After a course in computer engineering, Simon was teaching part-time and building a business with his friend when he decided it was time to leave Iran and move to Canada. He knew he could make a lot of money in Iran, but he disagreed with some government policies there. Canada was where he saw his future home.
Trusting his Instincts
Simon and his wife settled in Hamilton, where Simon’s brother, was living and studying for a PhD, when they arrived in Canada. His brother suggested that Simon look for a job immediately, but Simon refused. He wanted to Canadian life to the fullest and made a promise to himself that he wouldn’t take a survival job.
He applied only to jobs he was passionate about. After two weeks and two interviews, he was asked some questions that he didn’t know the answers to. He recognized that his computer engineering knowledge needed an update.
Simon found the perfect IT course at Humber College. He didn’t know what to do – the cost of the course was half of his entire savings. He knew he had bills to pay, and more would be on the way. His brother urged him to find a job and not pursue the course. Simon decided to trust his instincts and apply for the course.
A Loan from Windmill
Simon came across Windmill Microlending after doing some educational courses. He sent in an application, not expecting any kind of response. He was surprised to learn soon after that he was eligible for a loan covering both his tuition in full, and his living expenses.
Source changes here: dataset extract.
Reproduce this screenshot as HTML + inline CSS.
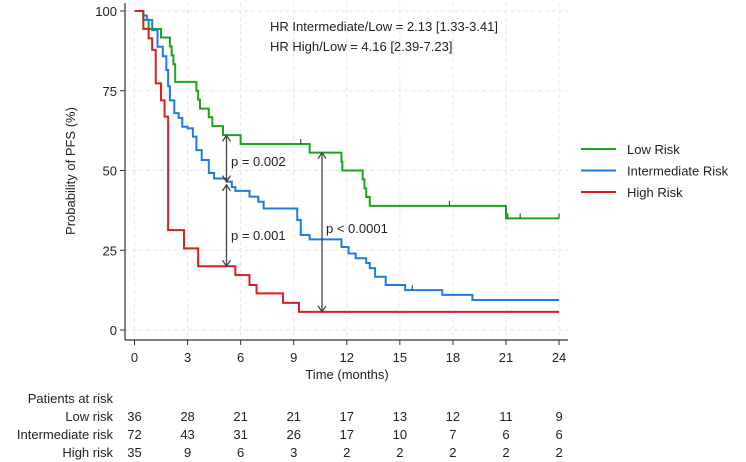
<!DOCTYPE html>
<html><head><meta charset="utf-8"><style>
html,body{margin:0;padding:0;background:#fff;}
svg{display:block;font-family:"Liberation Sans",Arial,sans-serif;}
</style></head><body>
<svg id="chart" width="746" height="462" viewBox="0 0 746 462"></svg>
<script>
const xTicks=[0,3,6,9,12,15,18,21,24];
const yTicks=[0,25,50,75,100];
const lowT=[0,0.5,0.8,1.5,2.0,2.1,2.2,2.3,3.5,3.6,3.7,4.2,4.4,5.0,6.0,9.9,11.7,11.75,12.9,13.0,13.1,13.3,14.3,21.0,24];
const lowS=[100,97.2,94.4,91.7,88.9,86.1,83.3,77.8,75,72.2,69.4,66.7,63.9,61.1,58.3,55.6,52.8,50,47.2,44.4,41.7,38.9,38.9,35,35];
const intT=[0,0.5,0.7,1.0,1.3,1.6,1.8,1.9,2.0,2.25,2.5,2.7,3.0,3.3,3.5,3.8,4.2,4.5,5.2,5.5,5.7,6.5,7.0,7.3,9.1,9.2,9.4,9.9,11.6,11.7,12.1,12.5,13.1,13.3,13.6,14.2,15.3,17.4,19.1,24];
const intS=[100,98.6,97.2,94,88.8,85.8,81.5,76.4,72,68,66.5,63.7,63.2,60.6,56.4,53.3,49.2,47.5,46.5,44.8,43.6,41.8,40.2,38.1,38.1,34.5,29.8,28.4,28.4,26,24,22.5,21,19.4,16.7,14.1,12.5,11,9.4,9.4];
const highT=[0,0.5,0.8,1.0,1.2,1.5,1.7,1.9,2.8,3.6,5.7,6.5,6.9,8.4,9.3,24];
const highS=[100,94.4,91.4,87.8,77.3,72,66.9,31.3,25.6,20,17.2,14.1,11.5,8.5,5.7,5.7];
const lowCens=[9.4,17.8,21.1,21.8,24];
const intCens=[15.7];
const riskLabels=["Low risk","Intermediate risk","High risk"];
const riskLow=[36,28,21,21,17,13,12,11,9];
const riskInt=[72,43,31,26,17,10,7,6,6];
const riskHigh=[35,9,6,3,2,2,2,2,2];

const NS="http://www.w3.org/2000/svg";
const svg=document.getElementById('chart');
const X=t=>134.5+t*17.69;
const Y=p=>330-p*3.19;
function mk(tag,attrs,parent,txt){const e=document.createElementNS(NS,tag);for(const k in attrs)e.setAttribute(k,attrs[k]);if(txt!==undefined)e.textContent=txt;(parent||svg).appendChild(e);return e;}

// grid
xTicks.forEach(t=>{const g=mk('line',{x1:X(t),x2:X(t),y1:3,y2:340,stroke:'#e6e6e6','stroke-dasharray':'4,3'});

});
yTicks.forEach(v=>{const g=mk('line',{x1:125,x2:568,y1:Y(v),y2:Y(v),stroke:'#e6e6e6','stroke-dasharray':'4,3'});

});
// axes
let a=mk('line',{x1:125,x2:125,y1:3,y2:340,stroke:'#333','stroke-width':1.2});


a=mk('line',{x1:125,x2:568,y1:340,y2:340,stroke:'#333','stroke-width':1.2});


yTicks.forEach(v=>{mk('line',{x1:120,x2:125,y1:Y(v),y2:Y(v),stroke:'#333'});
const t=mk('text',{x:117,y:Y(v)+5,'text-anchor':'end','font-size':13,fill:'#222'},svg,v);

});
xTicks.forEach(v=>{mk('line',{x1:X(v),x2:X(v),y1:340,y2:345,stroke:'#333'});
const t=mk('text',{x:X(v),y:362,'text-anchor':'middle','font-size':13,fill:'#222'},svg,v);

});
let tt=mk('text',{x:347,y:379,'text-anchor':'middle','font-size':13,fill:'#222'},svg,'Time (months)');


tt=mk('text',{x:0,y:0,'text-anchor':'middle','font-size':13,fill:'#222',transform:'translate(75,171) rotate(-90)'},svg,'Probability of PFS (%)');



function stepPath(T,S){let d='M'+X(T[0])+','+Y(S[0]);for(let i=1;i<T.length;i++){d+=' H'+X(T[i])+' V'+Y(S[i]);}return d;}
const series=[[lowT,lowS,'#1aa51a','low-risk-curve'],[intT,intS,'#1e7be0','intermediate-risk-curve'],[highT,highS,'#d81e1e','high-risk-curve']];
series.forEach(s=>{const p=mk('path',{d:stepPath(s[0],s[1]),fill:'none',stroke:s[2],'stroke-width':2});

});
function survAt(T,S,t){let v=S[0];for(let i=0;i<T.length;i++){if(T[i]<=t)v=S[i];}return v;}
lowCens.forEach(t=>{const c=mk('line',{x1:X(t),x2:X(t),y1:Y(survAt(lowT,lowS,t)),y2:Y(survAt(lowT,lowS,t))-5,stroke:'#333'});

});
intCens.forEach(t=>{const c=mk('line',{x1:X(t),x2:X(t),y1:Y(survAt(intT,intS,t)),y2:Y(survAt(intT,intS,t))-5,stroke:'#333'});

});

// arrows
function arrow(t,p1,p2,label,lx,ly,name){const x=X(t),y1=Y(p1),y2=Y(p2);
const g=mk('g',{});


mk('line',{x1:x,x2:x,y1:y1,y2:y2,stroke:'#444','stroke-width':1.3},g);
mk('path',{d:`M${x-4},${y1+6} L${x},${y1} L${x+4},${y1+6} M${x-4},${y2-6} L${x},${y2} L${x+4},${y2-6}`,fill:'none',stroke:'#444','stroke-width':1.3},g);
mk('text',{x:lx,y:ly,'font-size':13,fill:'#222'},g,label);}
arrow(5.2,61,46.5,'p = 0.002',231,166,'arrow-p-low-int');
arrow(5.2,45.5,20,'p = 0.001',231,240,'arrow-p-int-high');
arrow(10.6,55.6,5.7,'p < 0.0001',326,233,'arrow-p-low-high');

tt=mk('text',{x:270,y:31,'font-size':13,fill:'#222'},svg,'HR Intermediate/Low = 2.13 [1.33-3.41]');


tt=mk('text',{x:270,y:51,'font-size':13,fill:'#222'},svg,'HR High/Low = 4.16 [2.39-7.23]');



// legend
const legNames=['Low Risk','Intermediate Risk','High Risk'];
const legCols=['#1aa51a','#1e7be0','#d81e1e'];
legNames.forEach((n,i)=>{const g=mk('g',{});


const y=149+i*21.5;
mk('line',{x1:581,x2:616,y1:y,y2:y,stroke:legCols[i],'stroke-width':2},g);
mk('text',{x:627,y:y+5,'font-size':13,fill:'#222'},g,n);});

// risk table
tt=mk('text',{x:113,y:403,'text-anchor':'end','font-size':13,fill:'#222'},svg,'Patients at risk');


[riskLow,riskInt,riskHigh].forEach((row,r)=>{const y=421+r*18;
const l=mk('text',{x:113,y:y,'text-anchor':'end','font-size':13,fill:'#222'},svg,riskLabels[r]);


row.forEach((v,i)=>{const c=mk('text',{x:X(xTicks[i]),y:y,'text-anchor':'middle','font-size':13,fill:'#222'},svg,v);

});});
</script>
</body></html>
After a Skype interview, he received $7,000 CAD which only confirmed to him that taking the course was the right decision.
His IT course involved evening study and a long commute to Humber College, but Simon has nothing but fond memories of his time there. “I didn’t have anything, but I was enjoying learning,” Simon remembers.
Shortly after completing his course, Simon was offered a job. That job was a “starting point” for his Canadian IT career, but he wanted to work for a company with similar values to him. A few months later, he began working for another organization in Waterloo. This, Simon felt, was the first role that felt like the job he had moved to Canada for. All of his skills, experiences and training could be utilized in the role.
These days, Simon is based in Toronto and works as a senior software engineer with a large hospital network.
Simon never grows tired of the freedom and diversity Canada offers. He’s never felt treated as an outsider in any aspect of his life. “Still, after 7 years, it is kind of heartwarming for me.”
What advice does he have for newcomers?
“Accept the big change, and what you are not anymore.”